> Dataset excerpt:
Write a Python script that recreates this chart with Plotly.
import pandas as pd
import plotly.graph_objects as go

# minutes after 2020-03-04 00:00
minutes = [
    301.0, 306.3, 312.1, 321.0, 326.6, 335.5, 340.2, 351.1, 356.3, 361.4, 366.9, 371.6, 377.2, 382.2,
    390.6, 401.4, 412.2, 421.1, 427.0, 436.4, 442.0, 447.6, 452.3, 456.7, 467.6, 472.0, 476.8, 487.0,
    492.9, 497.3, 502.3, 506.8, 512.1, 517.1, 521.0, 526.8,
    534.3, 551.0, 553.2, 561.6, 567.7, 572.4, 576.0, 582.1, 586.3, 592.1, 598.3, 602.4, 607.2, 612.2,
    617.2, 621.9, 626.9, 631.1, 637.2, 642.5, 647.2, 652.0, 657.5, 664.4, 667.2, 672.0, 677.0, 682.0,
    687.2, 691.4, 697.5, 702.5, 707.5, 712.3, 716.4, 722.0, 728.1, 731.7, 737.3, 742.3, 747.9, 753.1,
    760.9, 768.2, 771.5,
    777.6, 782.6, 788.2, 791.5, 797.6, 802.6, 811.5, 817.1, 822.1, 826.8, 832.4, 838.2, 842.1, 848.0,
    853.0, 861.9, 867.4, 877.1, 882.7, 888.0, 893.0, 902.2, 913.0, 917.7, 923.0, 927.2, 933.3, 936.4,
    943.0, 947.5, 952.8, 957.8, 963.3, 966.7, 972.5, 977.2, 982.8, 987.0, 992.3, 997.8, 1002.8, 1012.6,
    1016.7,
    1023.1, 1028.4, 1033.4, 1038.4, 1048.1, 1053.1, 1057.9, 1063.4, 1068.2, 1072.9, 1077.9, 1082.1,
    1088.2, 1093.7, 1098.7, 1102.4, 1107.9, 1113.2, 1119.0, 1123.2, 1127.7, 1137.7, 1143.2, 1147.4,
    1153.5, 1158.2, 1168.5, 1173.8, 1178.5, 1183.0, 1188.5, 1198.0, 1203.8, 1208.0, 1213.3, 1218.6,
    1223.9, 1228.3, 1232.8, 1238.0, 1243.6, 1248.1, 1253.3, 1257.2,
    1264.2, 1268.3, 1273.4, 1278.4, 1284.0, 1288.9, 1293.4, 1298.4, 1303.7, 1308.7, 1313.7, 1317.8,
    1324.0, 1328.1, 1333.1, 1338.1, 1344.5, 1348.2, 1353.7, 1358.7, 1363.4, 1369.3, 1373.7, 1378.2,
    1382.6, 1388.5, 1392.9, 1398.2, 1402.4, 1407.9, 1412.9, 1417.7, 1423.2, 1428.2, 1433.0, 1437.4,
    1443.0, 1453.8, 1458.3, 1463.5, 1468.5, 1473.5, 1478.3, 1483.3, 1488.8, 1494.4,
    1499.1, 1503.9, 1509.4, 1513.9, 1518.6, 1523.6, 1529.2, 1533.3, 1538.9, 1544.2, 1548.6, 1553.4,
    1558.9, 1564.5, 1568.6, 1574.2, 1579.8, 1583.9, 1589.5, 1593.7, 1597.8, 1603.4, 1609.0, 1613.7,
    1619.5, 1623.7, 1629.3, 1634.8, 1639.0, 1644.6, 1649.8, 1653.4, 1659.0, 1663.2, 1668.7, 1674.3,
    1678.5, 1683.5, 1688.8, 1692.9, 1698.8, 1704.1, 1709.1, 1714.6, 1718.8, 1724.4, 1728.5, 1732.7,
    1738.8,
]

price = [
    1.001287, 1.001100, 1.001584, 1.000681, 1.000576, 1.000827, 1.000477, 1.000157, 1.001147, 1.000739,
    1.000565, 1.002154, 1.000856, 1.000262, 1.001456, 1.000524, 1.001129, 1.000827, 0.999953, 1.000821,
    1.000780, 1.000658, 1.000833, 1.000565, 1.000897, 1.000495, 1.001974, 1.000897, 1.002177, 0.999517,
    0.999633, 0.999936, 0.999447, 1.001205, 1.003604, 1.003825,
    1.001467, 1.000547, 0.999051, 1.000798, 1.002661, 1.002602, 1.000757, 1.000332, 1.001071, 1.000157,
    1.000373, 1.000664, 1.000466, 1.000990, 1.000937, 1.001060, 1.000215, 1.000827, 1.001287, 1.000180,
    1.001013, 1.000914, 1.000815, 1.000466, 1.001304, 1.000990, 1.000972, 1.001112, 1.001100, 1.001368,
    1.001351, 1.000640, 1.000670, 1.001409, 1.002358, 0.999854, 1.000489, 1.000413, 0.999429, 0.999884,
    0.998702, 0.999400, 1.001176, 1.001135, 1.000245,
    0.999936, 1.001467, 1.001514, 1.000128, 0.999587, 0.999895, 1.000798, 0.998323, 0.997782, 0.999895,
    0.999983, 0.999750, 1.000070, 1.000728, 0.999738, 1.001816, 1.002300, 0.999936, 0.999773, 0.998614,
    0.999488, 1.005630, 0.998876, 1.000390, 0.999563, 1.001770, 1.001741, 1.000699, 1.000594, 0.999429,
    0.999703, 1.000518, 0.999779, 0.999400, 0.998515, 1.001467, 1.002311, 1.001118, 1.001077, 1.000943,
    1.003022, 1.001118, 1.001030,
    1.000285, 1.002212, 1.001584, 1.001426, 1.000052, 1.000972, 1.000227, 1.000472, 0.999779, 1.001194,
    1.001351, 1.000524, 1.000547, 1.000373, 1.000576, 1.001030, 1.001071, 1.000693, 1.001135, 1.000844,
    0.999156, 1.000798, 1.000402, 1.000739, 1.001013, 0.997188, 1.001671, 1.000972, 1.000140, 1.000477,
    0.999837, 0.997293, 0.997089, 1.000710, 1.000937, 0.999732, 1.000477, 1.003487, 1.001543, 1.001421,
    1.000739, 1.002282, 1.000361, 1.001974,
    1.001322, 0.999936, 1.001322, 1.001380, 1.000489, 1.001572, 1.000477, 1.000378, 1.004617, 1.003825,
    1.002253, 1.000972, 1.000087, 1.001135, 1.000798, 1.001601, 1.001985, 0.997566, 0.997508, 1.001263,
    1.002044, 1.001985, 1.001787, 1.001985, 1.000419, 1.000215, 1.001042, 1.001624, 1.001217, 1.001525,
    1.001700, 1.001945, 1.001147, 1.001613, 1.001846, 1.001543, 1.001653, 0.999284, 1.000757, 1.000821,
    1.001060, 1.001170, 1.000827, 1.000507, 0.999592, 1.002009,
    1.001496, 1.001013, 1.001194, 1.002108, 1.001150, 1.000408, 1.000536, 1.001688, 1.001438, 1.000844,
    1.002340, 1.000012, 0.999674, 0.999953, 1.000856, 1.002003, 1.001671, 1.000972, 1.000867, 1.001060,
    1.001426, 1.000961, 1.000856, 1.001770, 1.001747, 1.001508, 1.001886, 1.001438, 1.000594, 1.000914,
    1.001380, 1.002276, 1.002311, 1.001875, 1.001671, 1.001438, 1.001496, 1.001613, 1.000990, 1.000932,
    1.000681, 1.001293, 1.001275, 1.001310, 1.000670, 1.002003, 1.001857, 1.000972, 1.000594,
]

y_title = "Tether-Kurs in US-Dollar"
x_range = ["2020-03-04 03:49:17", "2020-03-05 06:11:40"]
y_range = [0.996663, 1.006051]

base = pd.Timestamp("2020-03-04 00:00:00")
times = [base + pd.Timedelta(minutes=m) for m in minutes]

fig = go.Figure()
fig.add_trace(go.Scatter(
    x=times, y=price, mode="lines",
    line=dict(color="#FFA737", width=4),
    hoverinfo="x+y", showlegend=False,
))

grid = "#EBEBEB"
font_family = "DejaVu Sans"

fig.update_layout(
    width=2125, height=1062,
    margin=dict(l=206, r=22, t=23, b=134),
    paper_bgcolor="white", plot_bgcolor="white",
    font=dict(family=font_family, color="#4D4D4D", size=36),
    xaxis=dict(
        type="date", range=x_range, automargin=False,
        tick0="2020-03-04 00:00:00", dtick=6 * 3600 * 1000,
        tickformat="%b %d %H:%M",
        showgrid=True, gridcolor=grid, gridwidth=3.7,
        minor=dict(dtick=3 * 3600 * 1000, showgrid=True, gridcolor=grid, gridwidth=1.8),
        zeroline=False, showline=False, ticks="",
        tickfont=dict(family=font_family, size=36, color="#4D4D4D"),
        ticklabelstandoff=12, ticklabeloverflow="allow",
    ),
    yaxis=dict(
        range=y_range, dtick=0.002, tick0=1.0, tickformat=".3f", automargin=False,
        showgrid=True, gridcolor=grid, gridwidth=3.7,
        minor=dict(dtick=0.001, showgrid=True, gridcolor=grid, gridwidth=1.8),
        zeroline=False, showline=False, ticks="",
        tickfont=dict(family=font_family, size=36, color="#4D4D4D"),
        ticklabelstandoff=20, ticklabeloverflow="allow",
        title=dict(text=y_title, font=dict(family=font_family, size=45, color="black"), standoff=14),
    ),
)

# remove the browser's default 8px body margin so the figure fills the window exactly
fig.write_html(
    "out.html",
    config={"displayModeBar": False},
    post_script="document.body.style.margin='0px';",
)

> Task to carry out:
Begin with the first line of the data above and, please, print each line exactly until you have printed the line containing "import plotly.graph_objects as go"; print nothing else.

> Written response:
Write a Python script that recreates this chart with Plotly.
import pandas as pd
import plotly.graph_objects as go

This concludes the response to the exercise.